Tetapi penjelasan ini tampaknya tidak dapat menjelaskan cakupan dan kedalaman altruisme manusia secara penuh. Jika kita pada dasarnya egois, mengapa kita harus rela mempertaruhkan hidup kita sendiri demi orang lain? Altruisme seringkali bersifat seketika dan spontan, terutama dalam situasi krisis, seolah-olah sangat naluriah.
Dari perspektif "spiritual" (yang melihat kesadaran sebagai fundamental), altruisme mudah untuk dijelaskan. Ini terkait dengan empati.
Kesadaran dasar bersama manusia berarti bahwa kita bisa merasakan penderitaan orang lain dan merespons dengan tindakan altruistik. Karena kita berbagi kesadaran mendasar dengan spesies lain, juga, kita bisa merasakan empati dengan berperilaku altruistik terhadap mereka.
Salah satu bidang minat utama saya sebagai psikolog adalah apa yang saya sebut "pengalaman kebangkitan (awakening experiences)", dimana ketika kesadaran manusia meningkat dan meluas kemudian kita mengalami rasa kesatuan dengan manusia lain, alam atau dunia secara keseluruhan.
Kita bisa melihat pengalaman kebangkitan sebagai pertemuan dengan kesadaran fundamental, di mana kita merasakan kehadirannya dalam segala hal di sekitar kita, termasuk diri kita sendiri. Kita bisa mengalami rasa kesatuan karena kesatuan adalah realitas fundamental dari berbagai hal.

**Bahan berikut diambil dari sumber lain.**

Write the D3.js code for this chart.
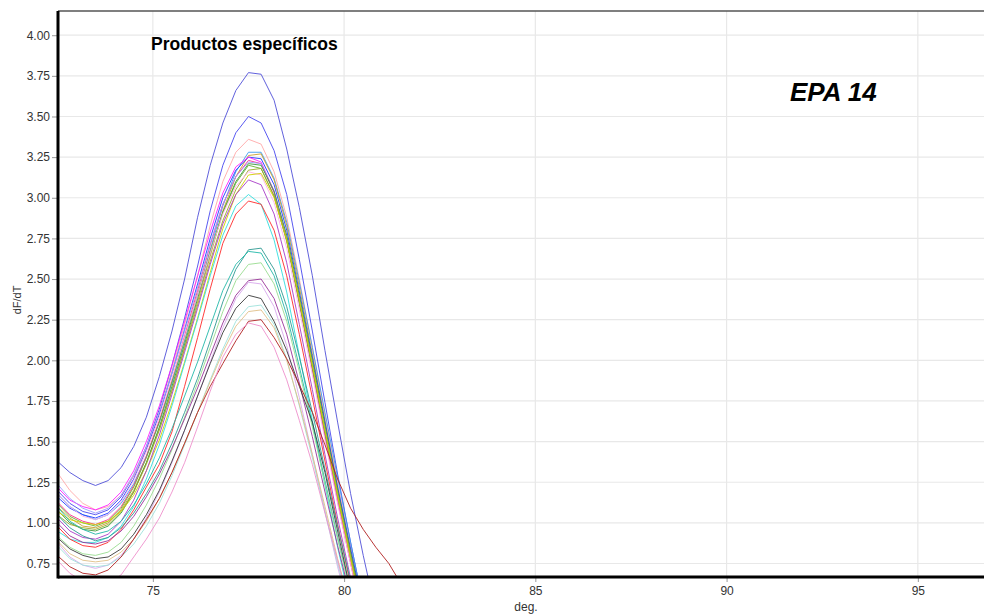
<!DOCTYPE html>
<html>
<head>
<meta charset="utf-8">
<script src="https://cdn.jsdelivr.net/npm/d3@7"></script>
<style>
  body { margin: 0; background: #fff; }
  svg { display: block; font-family: "Liberation Sans", Arial, sans-serif; }
</style>
</head>
<body>
<svg id="chart" width="984" height="616"></svg>
<script>
// melt temperatures (deg.)
const temps = [72.5, 72.83, 73.17, 73.5, 73.83, 74.17, 74.5, 74.83, 75.17, 75.5, 75.83, 76.17, 76.5, 76.83,
  77.17, 77.5, 77.83, 78.17, 78.5, 78.83, 79.17, 79.5, 79.83, 80.17, 80.5, 80.83, 81.17, 81.5];

// dF/dT for each sample
const blueTop    = [1.38,1.31,1.26,1.23,1.26,1.34,1.47,1.65,1.90,2.18,2.50,2.88,3.20,3.46,3.66,3.77,3.76,3.60,3.30,2.94,2.52,2.06,1.62,1.18,0.80,0.45,0.20,0.05];
const blueSecond = [1.20,1.12,1.07,1.05,1.08,1.16,1.29,1.47,1.70,1.97,2.26,2.58,2.92,3.20,3.40,3.50,3.46,3.29,3.02,2.62,2.18,1.74,1.30,0.88,0.50,0.20,0.05,0.00];
const salmon     = [1.31,1.20,1.12,1.08,1.10,1.17,1.29,1.46,1.68,1.94,2.22,2.52,2.83,3.10,3.28,3.36,3.33,3.16,2.88,2.50,2.08,1.66,1.25,0.85,0.48,0.18,0.00,0.00];
const steelBlue  = [1.18,1.10,1.05,1.02,1.05,1.12,1.24,1.41,1.62,1.86,2.12,2.40,2.68,2.95,3.16,3.28,3.28,3.12,2.85,2.48,2.08,1.68,1.28,0.88,0.50,0.18,0.00,0.00];
const goldenrod  = [1.10,1.03,0.98,0.97,1.00,1.08,1.20,1.37,1.58,1.82,2.08,2.36,2.64,2.92,3.13,3.26,3.27,3.11,2.83,2.45,2.04,1.63,1.22,0.82,0.45,0.15,0.00,0.00];
const bluePure   = [1.16,1.09,1.05,1.03,1.06,1.14,1.27,1.45,1.67,1.92,2.19,2.47,2.75,3.00,3.17,3.25,3.24,3.08,2.80,2.42,2.02,1.62,1.22,0.84,0.48,0.18,0.00,0.00];
const magenta    = [1.22,1.14,1.10,1.08,1.11,1.19,1.32,1.50,1.72,1.97,2.24,2.52,2.79,3.03,3.19,3.25,3.22,3.04,2.75,2.36,1.95,1.54,1.14,0.76,0.40,0.12,0.00,0.00];
const deepPink   = [1.13,1.05,1.01,0.99,1.02,1.10,1.23,1.41,1.63,1.88,2.15,2.43,2.71,2.96,3.13,3.23,3.21,3.03,2.74,2.35,1.94,1.53,1.13,0.75,0.40,0.12,0.00,0.00];
const lavBlue    = [1.24,1.15,1.09,1.06,1.09,1.17,1.30,1.47,1.68,1.92,2.18,2.45,2.72,2.96,3.13,3.22,3.21,3.04,2.76,2.38,1.98,1.58,1.18,0.80,0.44,0.15,0.00,0.00];
const darkGreen  = [1.08,1.00,0.96,0.95,0.98,1.06,1.19,1.37,1.59,1.84,2.10,2.38,2.66,2.91,3.10,3.21,3.20,3.04,2.77,2.40,2.00,1.60,1.20,0.82,0.46,0.16,0.00,0.00];
const green      = [1.12,1.04,1.00,0.98,1.01,1.09,1.22,1.40,1.62,1.87,2.13,2.40,2.67,2.91,3.09,3.20,3.18,3.01,2.73,2.35,1.95,1.55,1.16,0.78,0.42,0.14,0.00,0.00];
const olive      = [1.05,0.99,0.97,0.96,0.99,1.07,1.19,1.36,1.57,1.81,2.07,2.34,2.61,2.86,3.05,3.17,3.18,3.01,2.74,2.37,1.97,1.57,1.18,0.80,0.44,0.15,0.00,0.00];
const lightPink  = [1.18,1.10,1.04,1.02,1.05,1.13,1.26,1.44,1.65,1.89,2.14,2.40,2.66,2.90,3.07,3.16,3.14,2.97,2.69,2.31,1.91,1.51,1.12,0.75,0.40,0.12,0.00,0.00];
const yellow     = [1.07,1.02,1.00,0.99,1.01,1.07,1.17,1.32,1.51,1.74,1.99,2.26,2.54,2.81,3.02,3.14,3.15,3.00,2.74,2.37,1.97,1.57,1.17,0.78,0.42,0.14,0.00,0.00];
const purple     = [1.03,0.95,0.91,0.90,0.93,1.01,1.14,1.32,1.54,1.79,2.05,2.32,2.59,2.84,3.02,3.11,3.08,2.90,2.60,2.22,1.82,1.42,1.03,0.66,0.32,0.08,0.00,0.00];
const turquoise  = [0.95,0.90,0.88,0.88,0.91,0.98,1.10,1.27,1.48,1.72,1.98,2.25,2.52,2.77,2.95,3.02,2.96,2.74,2.42,2.03,1.63,1.23,0.85,0.50,0.18,0.00,0.00,0.00];
const red        = [0.98,0.90,0.86,0.85,0.88,0.96,1.08,1.22,1.36,1.56,1.84,2.14,2.44,2.72,2.90,2.98,2.96,2.80,2.52,2.16,1.77,1.38,0.99,0.62,0.28,0.05,0.00,0.00];
const teal       = [1.05,0.97,0.92,0.89,0.91,0.97,1.06,1.18,1.32,1.49,1.68,1.89,2.12,2.36,2.56,2.68,2.69,2.56,2.33,2.02,1.68,1.33,0.98,0.64,0.32,0.08,0.00,0.00];
const tealLight  = [1.10,1.01,0.96,0.93,0.95,1.01,1.11,1.24,1.40,1.58,1.78,1.99,2.21,2.43,2.59,2.67,2.66,2.52,2.28,1.96,1.61,1.26,0.91,0.58,0.27,0.05,0.00,0.00];
const paleGreen  = [0.92,0.85,0.81,0.80,0.82,0.88,0.98,1.11,1.27,1.45,1.65,1.86,2.08,2.30,2.49,2.59,2.60,2.47,2.24,1.93,1.59,1.24,0.90,0.57,0.26,0.05,0.00,0.00];
const plum       = [1.00,0.92,0.88,0.87,0.89,0.95,1.04,1.16,1.30,1.46,1.64,1.83,2.03,2.23,2.40,2.49,2.50,2.38,2.16,1.86,1.53,1.19,0.86,0.54,0.24,0.04,0.00,0.00];
const lavender   = [0.88,0.79,0.74,0.72,0.74,0.80,0.90,1.03,1.19,1.37,1.57,1.78,1.99,2.20,2.38,2.48,2.47,2.33,2.09,1.77,1.42,1.07,0.73,0.42,0.14,0.00,0.00,0.00];
const black      = [0.91,0.84,0.80,0.78,0.79,0.84,0.93,1.05,1.20,1.38,1.57,1.78,1.98,2.17,2.32,2.40,2.38,2.24,2.06,1.84,1.62,1.31,0.95,0.58,0.25,0.00,0.00,0.00];
const paleCyan   = [0.86,0.78,0.74,0.73,0.74,0.79,0.87,0.98,1.12,1.29,1.48,1.68,1.88,2.07,2.24,2.33,2.34,2.22,2.01,1.72,1.40,1.07,0.75,0.45,0.18,0.00,0.00,0.00];
const tan        = [0.89,0.81,0.77,0.76,0.77,0.82,0.90,1.01,1.15,1.31,1.49,1.68,1.87,2.05,2.21,2.30,2.31,2.20,2.00,1.73,1.42,1.10,0.78,0.48,0.20,0.00,0.00,0.00];
const darkRed    = [0.80,0.73,0.69,0.68,0.71,0.79,0.90,1.02,1.15,1.31,1.49,1.68,1.84,1.98,2.12,2.24,2.25,2.14,2.01,1.85,1.68,1.48,1.27,1.09,0.96,0.85,0.75,0.62];
const pink       = [0.77,0.69,0.64,0.62,0.63,0.68,0.79,0.90,1.03,1.19,1.37,1.59,1.81,2.02,2.16,2.23,2.21,2.08,1.88,1.63,1.36,1.06,0.77,0.46,0.15,0.00,0.00,0.00];

const series = [
  {values: blueTop, color: "#5050d8"},
  {values: blueSecond, color: "#4848f0"},
  {values: salmon, color: "#ffa8a8"},
  {values: steelBlue, color: "#3d9bf0"},
  {values: goldenrod, color: "#c8a030"},
  {values: bluePure, color: "#1f3cff"},
  {values: magenta, color: "#ff1fff"},
  {values: deepPink, color: "#ff2d8f"},
  {values: lavBlue, color: "#9c9cff"},
  {values: darkGreen, color: "#3c9a3c"},
  {values: green, color: "#66b033"},
  {values: olive, color: "#9aaa2a"},
  {values: lightPink, color: "#ffb0e8"},
  {values: yellow, color: "#d0d000"},
  {values: purple, color: "#a83cc8"},
  {values: turquoise, color: "#33dede"},
  {values: red, color: "#ff2a2a"},
  {values: teal, color: "#2f9a92"},
  {values: tealLight, color: "#22b8a8"},
  {values: paleGreen, color: "#99dd90"},
  {values: plum, color: "#993399"},
  {values: lavender, color: "#d8a8ec"},
  {values: black, color: "#3a3a3a"},
  {values: paleCyan, color: "#9ee2dc"},
  {values: tan, color: "#e0c088"},
  {values: darkRed, color: "#b02020"},
  {values: pink, color: "#ee90cc"}
];

const xTicks = [75, 80, 85, 90, 95];
const yTicks = [0.75, 1.00, 1.25, 1.50, 1.75, 2.00, 2.25, 2.50, 2.75, 3.00, 3.25, 3.50, 3.75, 4.00];

const plotLeft = 58, plotRight = 984, plotTop = 11, plotBottom = 577;

const svg = d3.select("#chart");

const x = d3.scaleLinear().domain([72.52, 96.73]).range([plotLeft, plotRight]);
const y = d3.scaleLinear().domain([0.667, 4.149]).range([plotBottom, plotTop]);

svg.append("clipPath").attr("id", "plot-clip")
  .append("rect")
  .attr("x", plotLeft).attr("y", plotTop)
  .attr("width", plotRight - plotLeft).attr("height", plotBottom - plotTop);

// grid
svg.append("g")
  .selectAll("line")
  .data(yTicks)
  .enter().append("line")
  .attr("x1", plotLeft).attr("x2", plotRight)
  .attr("y1", d => y(d)).attr("y2", d => y(d))
  .attr("stroke", "#e8e8e8").attr("stroke-width", 1.2);

svg.append("g")
  .selectAll("line")
  .data(xTicks)
  .enter().append("line")
  .attr("x1", d => x(d)).attr("x2", d => x(d))
  .attr("y1", plotTop).attr("y2", plotBottom)
  .attr("stroke", "#e8e8e8").attr("stroke-width", 1.2);

// curves
const line = d3.line()
  .x((d, i) => x(temps[i]))
  .y(d => y(d));

svg.append("g")
  .attr("clip-path", "url(#plot-clip)")
  .selectAll("path")
  .data(series)
  .enter().append("path")
  .attr("d", d => line(d.values))
  .attr("fill", "none")
  .attr("stroke", d => d.color)
  .attr("stroke-width", 1)
  .attr("stroke-opacity", 0.9);

// axes
const yAxis = svg.append("g")
  .attr("transform", "translate(" + plotLeft + ",0)")
  .call(d3.axisLeft(y).tickValues(yTicks).tickFormat(d3.format(".2f")).tickSize(6).tickSizeOuter(0));
const xAxis = svg.append("g")
  .attr("transform", "translate(0," + plotBottom + ")")
  .call(d3.axisBottom(x).tickValues(xTicks).tickFormat(d3.format("d")).tickSize(5).tickSizeOuter(0));

[yAxis, xAxis].forEach(g => {
  g.select(".domain").remove();
  g.selectAll(".tick line").attr("stroke", "#999");
  g.selectAll(".tick text").attr("fill", "#333").style("font-size", "12px");
});
yAxis.selectAll(".tick text").attr("x", -8);
xAxis.selectAll(".tick text").attr("y", 9);

// frame
svg.append("line")
  .attr("x1", plotLeft).attr("x2", plotRight).attr("y1", plotTop).attr("y2", plotTop)
  .attr("stroke", "#555").attr("stroke-width", 1.5);
svg.append("line")
  .attr("x1", plotLeft).attr("x2", plotLeft).attr("y1", plotTop).attr("y2", plotBottom + 1.5)
  .attr("stroke", "#000").attr("stroke-width", 3);
svg.append("line")
  .attr("x1", plotLeft).attr("x2", plotRight).attr("y1", plotBottom).attr("y2", plotBottom)
  .attr("stroke", "#000").attr("stroke-width", 3);

// labels
svg.append("text")
  .attr("transform", "translate(21,300) rotate(-90)")
  .attr("text-anchor", "middle")
  .style("font-size", "11px")
  .attr("fill", "#333")
  .text("dF/dT");

svg.append("text")
  .attr("x", 526).attr("y", 611)
  .attr("text-anchor", "middle")
  .style("font-size", "12px")
  .attr("fill", "#333")
  .text("deg.");

svg.append("text")
  .attr("x", 151).attr("y", 50)
  .style("font-size", "17.5px")
  .style("font-weight", "bold")
  .attr("fill", "#000")
  .text("Productos específicos");

svg.append("text")
  .attr("x", 790).attr("y", 101)
  .style("font-size", "26px")
  .style("font-weight", "bold")
  .style("font-style", "italic")
  .attr("fill", "#000")
  .text("EPA 14");
</script>
</body>
</html>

Ilmu pengetahuan konvensional juga berjuang untuk menjelaskan efek kuat dari niat mental dan keyakinan pada tubuh (seperti yang diilustrasikan oleh efek plasebo dan efek penghilang rasa sakit dari hipnosis). Jika pikiran hanyalah produk sampingan dari materi, ia seharusnya tidak dapat mempengaruhi bentuk dan fungsi tubuh secara mendalam.
Itu sama saja dengan mengatakan bahwa gambar di layar komputer dapat mengubah perangkat lunak atau perangkat keras di dalam komputer. Tetapi efek ini dapat dipahami jika kita menganggap bahwa pikiran lebih mendasar daripada materi tubuh, ekspresi kesadaran fundamental yang lebih halus dan lebih lengkap. Akibatnya, ia memiliki kapasitas untuk mengubah fungsi tubuh.
Mungkin cara yang terbaik untuk memahami dunia tidak melalui sains atau spiritualitas saja tetapi melalui pendekatan yang menggabungkan keduanya.